Mixed reality (MR): Generally speaking, this is synonymous with AR, or at least with the part of AR that brings virtual objects into the real world. (I know this sounds like a cop-out, but it depends on who you ask.) However, some people prefer “mixed” because they think “augmented” implies that reality isn’t enough.
Extended or synthetic reality (XR or SR): All of the above! These are both catch-all terms that encompass the full spectrum of virtual elements in visual settings. You won’t hear people using them all that often, but as we’ll get to in a moment, it’s bound to happen in the coming years.
When VR is working well, your physical senses tell your brain that you’re really experiencing the thing you’re virtually experiencing, and your brain prompts your body to respond in kind.
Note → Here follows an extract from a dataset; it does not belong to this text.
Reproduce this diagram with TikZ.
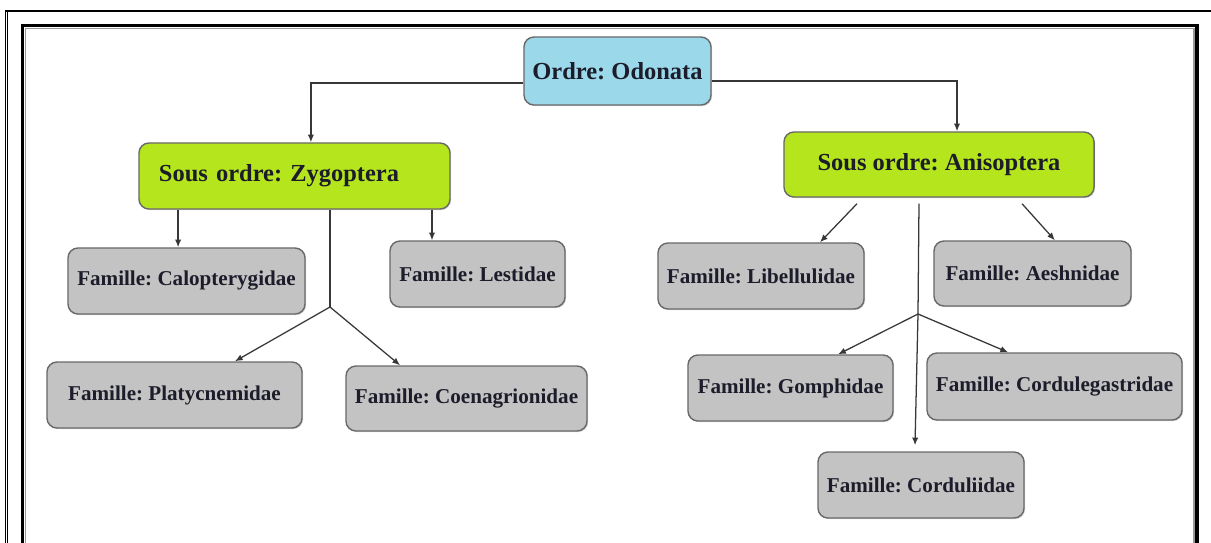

That’s presence.
VR technology, driven by science, has an incredible potential to support psychological, emotional, and spiritual well-being.
Imagine that your office included a meditation room, or even just a multipurpose quiet room you could sign up to use for ten or twenty minutes. There’s a headset in there, some sensors that can read your heart rate and breathing, and a VR activity designed to get you into a flow state far faster and easier than just sitting down to meditate.
The challenge is VR technology is not quite there. VR can sometimes be all runway, no takeoff.
Empathy: The ability to identify with and understand others, particularly on an emotional level. It involves imagining yourself in the place of another and, therefore, appreciating how they feel. Intimacy: A complex sphere of “inmost” relationships with self and others that are not usually minor or incidental (though they may be transitory) and which usually touch the personal world very deeply. They are our closest relationships with friends, family, children, lovers, but they are also the deep and important experiences we have with self (which are never exactly solitary): our feelings, our bodies, our emotions, our identities.
Empathy necessarily needs to involve other people; intimacy doesn’t. Empathy involves emotional understanding; intimacy involves emotion itself. Empathy, at its base, is an act of getting outside yourself: you’re projecting yourself into someone else’s experience, which means that in some ways you’re leaving your own experience behind, other than as a reference point. Intimacy, on the other hand, is at its base an act of feeling: you might be connecting with someone or something else, but you’re doing so on the basis of the emotions you (or both of you) feel.
VR doesn't necessarily induce empathy, but instead “intimacy.”
VR opens the risk of digital assault:
“As VR becomes increasingly real, how do we decide what crosses the line from an annoyance to an actual assault? Eventually we’re going to need rules to tame the wild, wild west of VR multi-player. Or is this going to be yet another space that women do not venture into?”
VR has the ability to deprive someone of power, and that feeling can have real psychological harm. The sting of being rejected by virtual humans is as visceral as if it had happened in real life. Conversely, a study found that people who had become “superheroes” in VR, flying through the air and saving a child, were more likely to help pick up pens in a similar situation—just as alienation can be induced, so can altruism.